Pesto Bread Recipe
I like to walk down the grocery aisle thinking of what different ingredients I can incorporate into new recipes. This Italian-inspired quick bread took home a prize at our state fair.Leigh Doutt, Pueblo West, Colorado
- 1-3/4 cups all-purpose flour
- 1 teaspoon sugar
- 1 teaspoon baking powder
- 1 teaspoon garlic powder
- 1/2 teaspoon salt
- 1/4 teaspoon baking soda
- 2 Eggland's Best Eggs, lightly beaten
- 1/2 cup sour cream
- 1/2 cup 2% milk
- 3 tablespoons olive oil
- 1/2 cup pine nuts, toasted and chopped
- 1/4 cup grated Parmesan cheese
- 1/4 cup minced fresh parsley or 4 teaspoons dried parsley flakes
- 2 tablespoons minced fresh basil or 2 teaspoons dried basil
- In a large bowl, combine the first six ingredients.
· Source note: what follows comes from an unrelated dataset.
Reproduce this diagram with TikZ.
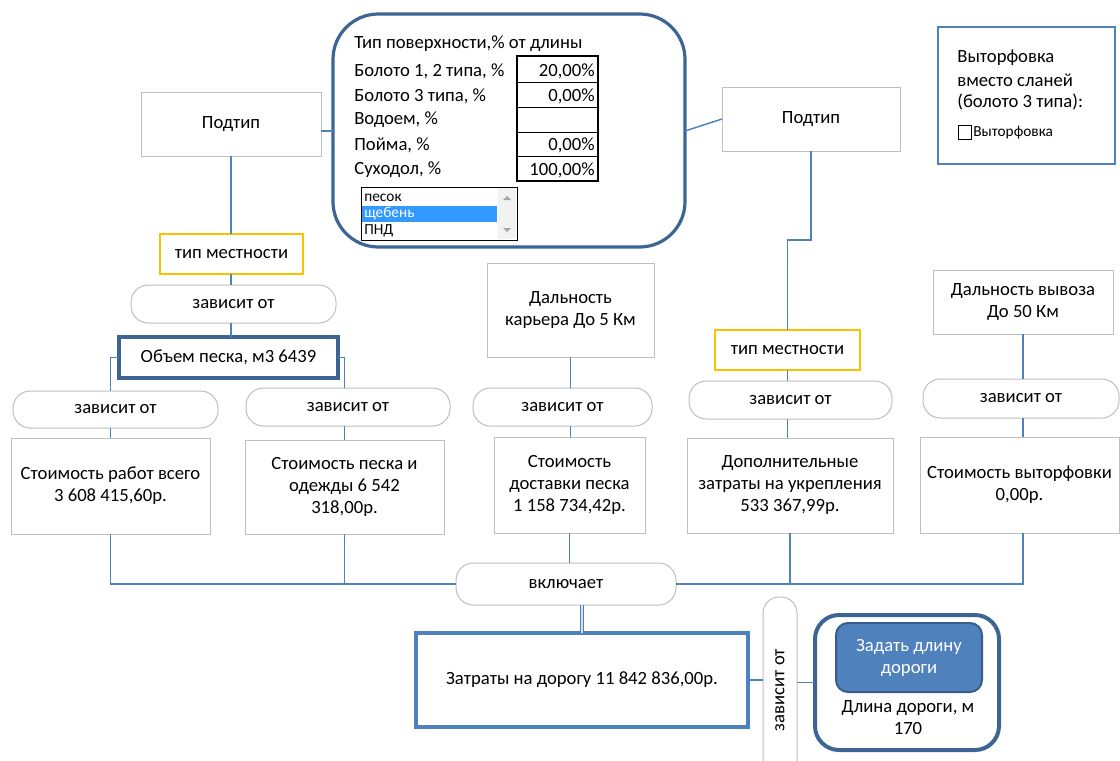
\documentclass[tikz,border=0pt]{standalone}
\usepackage{fontspec}
\setmainfont{Carlito}
\usetikzlibrary{calc}
\definecolor{connc}{HTML}{4F81BD}
\definecolor{dkblue}{HTML}{3D6594}
\definecolor{midblue}{HTML}{4F81BD}
\definecolor{gborder}{HTML}{BFBFBF}
\definecolor{yel}{HTML}{FFC000}
\definecolor{selblue}{HTML}{3399FF}
\definecolor{btnborder}{HTML}{385D8A}
\newcommand\pbox[7]{\node[#6,minimum width={(#4-#2)*0.75pt},minimum height={(#5-#3)*0.75pt}] (#1) at ({(#2+#4)/2},{(#3+#5)/2}) {#7};}
\begin{document}
\begin{tikzpicture}[x=0.75pt,y=-0.75pt,
  font=\fontsize{14}{16.5}\selectfont,
  every node/.style={inner sep=1pt,outer sep=0pt,align=center},
  gbox/.style={draw=gborder,line width=0.75pt,fill=white},
  pill/.style={draw=gborder,line width=0.75pt,fill=white,rounded corners=13pt},
  ybox/.style={draw=yel,line width=1.6pt,fill=white},
  cn/.style={draw=connc,line width=1.1pt},
  small/.style={font=\fontsize{11.5}{13}\selectfont},
  lbl/.style={anchor=west},
  val/.style={anchor=east}]
\useasboundingbox (0,0) rectangle (1120,760);

% big surface-type box
\pbox{big}{333}{14}{685}{247}{draw=dkblue,line width=2.4pt,fill=white,rounded corners=34pt}{}
\node[lbl] (t0) at (353,44) {Тип поверхности,\% от длины};
\node[lbl] (t1) at (353,71) {Болото 1, 2 типа, \%};
\node[lbl] (t2) at (353,96) {Болото 3 типа, \%};
\node[lbl] (t3) at (353,120) {Водоем, \%};
\node[lbl] (t4) at (353,145) {Пойма, \%};
\node[lbl] (t5) at (353,170) {Суходол, \%};
\draw[line width=0.75pt] (517,82) -- (598,82) (517,107) -- (598,107) (517,132) -- (598,132) (517,156) -- (598,156);
\draw[line width=1.5pt] (517,56) rectangle (598,181);
\node[val] (v1) at (596,71) {20,00\%};
\node[val] (v2) at (596,96) {0,00\%};
\node[val] (v4) at (596,145) {0,00\%};
\node[val] (v5) at (596,170) {100,00\%};
% listbox
\draw[line width=0.75pt,fill=white] (361,187) rectangle (517,240);
\fill[selblue] (362,206) rectangle (497,222);
\fill[gray!10] (498,188) rectangle (516,239);
\fill[gray!70] (503,200) -- (511,200) -- (507,196) -- cycle;
\fill[gray!70] (503,228) -- (511,228) -- (507,232) -- cycle;
\node[lbl,small] (li1) at (363,198) {песок};
\node[lbl,small,text=white] (li2) at (363,214) {щебень};
\node[lbl,small] (li3) at (363,231) {ПНД};

% right info box
\pbox{vbox}{938}{27}{1115}{164}{draw=midblue,line width=2.2pt,fill=white}{}
\node[lbl] (vt1) at (956,58) {Выторфовка};
\node[lbl] (vt2) at (956,80) {вместо сланей};
\node[lbl] (vt3) at (956,102) {(болото 3 типа):};
\draw[line width=0.6pt,fill=white] (958,125) rectangle (971,139);
\node[lbl,small] (cbl) at (972,132.5) {Выторфовка};

% left branch
\pbox{podL}{141}{92}{321}{156}{gbox}{Подтип}
\pbox{tipL}{160}{234}{303}{274}{ybox}{тип местности}
\pbox{p1}{131}{285}{336}{323}{pill}{зависит от}
\pbox{obem}{119}{337}{338}{378}{draw=dkblue,line width=2.4pt,fill=white}{Объем песка, м3 6439}
\pbox{pL}{13}{391}{218}{428}{pill}{зависит от}
\pbox{pR}{246}{388}{450}{426}{pill}{зависит от}
\pbox{bL}{11}{438}{210}{534}{gbox}{Стоимость работ всего\\3 608 415,60р.}
\pbox{bR}{245}{440}{444}{534}{gbox}{Стоимость песка и\\одежды 6 542\\318,00р.}

% middle
\pbox{dk}{487}{263}{654}{357}{gbox}{Дальность\\карьера До 5 Км}
\pbox{pK}{473}{388}{652}{426}{pill}{зависит от}
\pbox{dost}{494}{437}{645}{533}{gbox}{Стоимость\\доставки песка\\1 158 734,42р.}

% right branch
\pbox{podR}{722}{87}{900}{151}{gbox}{Подтип}
\pbox{tipR}{715}{330}{860}{370}{ybox}{тип местности}
\pbox{pD}{689}{381}{892}{419}{pill}{зависит от}
\pbox{dop}{687}{438}{893}{533}{gbox}{Дополнительные\\затраты на укрепления\\533 367,99р.}
\pbox{dv}{933}{270}{1113}{334}{gbox}{Дальность вывоза\\До 50 Км}
\pbox{pV}{923}{379}{1119}{418}{pill}{зависит от}
\pbox{vyt}{920}{437}{1119}{533}{gbox}{Стоимость выторфовки\\0,00р.}

% bottom
\pbox{vk}{456}{563}{676}{605}{pill}{включает}
\pbox{zat}{416}{633}{748}{727}{draw=midblue,line width=2.3pt,fill=white}{Затраты на дорогу 11 842 836,00р.}
\node[pill,rotate=90,rounded corners=12pt,minimum width={186*0.75pt},minimum height={34*0.75pt}] (vp) at (780,690) {зависит от};
\pbox{dl}{815}{615}{999}{750}{draw=dkblue,line width=3pt,fill=white,rounded corners=18pt}{}
\pbox{btn}{836}{623}{982}{692}{draw=btnborder,line width=1.5pt,fill=midblue,rounded corners=9pt,text=white}{Задать длину\\дороги}
\node (dltext) at (908,718) {Длина дороги, м\\170};

% connectors
\coordinate (bend) at (800,240);
\draw[cn] (podL.south) -- (podL.south |- tipL.north);
\draw[cn] (podL.south |- tipL.south) -- (podL.south |- p1.north);
\draw[cn] (podL.south |- p1.south) -- (podL.south |- obem.north);
\draw[cn] (obem.west) -| (bL.north |- pL.north);
\draw[cn] (pL.south -| bL.north) -- (bL.north);
\draw[cn] (obem.east) -| (bR.north |- pR.north);
\draw[cn] (pR.south -| bR.north) -- (bR.north);
\draw[cn] (bL.south) |- (vk.west);
\draw[cn] (bR.south) -- (bR.south |- vk.west);
\draw[cn] (dk.south) -- (dk.south |- pK.north);
\draw[cn] (dk.south |- pK.south) -- (dk.south |- dost.north);
\draw[cn] (dost.south) -- (dost.south |- vk.north);
\draw[cn] (podR.south) |- (bend) -| (tipR.north);
\draw[cn] (tipR.south) -- (tipR.south |- pD.north);
\draw[cn] (tipR.south |- pD.south) -- (tipR.south |- dop.north);
\draw[cn] (dop.south) -- (dop.south |- vk.east);
\draw[cn] (dv.south) -- (dv.south |- pV.north);
\draw[cn] (dv.south |- pV.south) -- (dv.south |- vyt.north);
\draw[cn] (vk.east) -| (dv.south |- vyt.south);
\draw[cn] (big.west |- 0,131) -- (podL.east |- 0,131);
\draw[cn] (big.east |- 0,131) -- (podR.west |- 0,119);
\draw[draw=connc,line width=0.9pt,double=gray!25,double distance=1.5pt] (zat.north |- vk.south) -- (zat.north);
\draw[cn] (zat.east) -- (zat.east -| vp.north);
\draw[cn] (vp.south |- dl.west) -- (dl.west);
\end{tikzpicture}
\end{document}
In another bowl, combine the eggs, sour cream, milk and oil. Stir into dry ingredients just until moistened. Fold in the pine nuts, cheese, parsley and basil.
- Transfer to a greased 8-in x 4-in. loaf pan. Bake at 350° for 35-40 minutes or until a toothpick inserted near the center comes out clean. Cool for 10 minutes before removing from pan to a wire rack. Yield: 1 loaf (12 slices).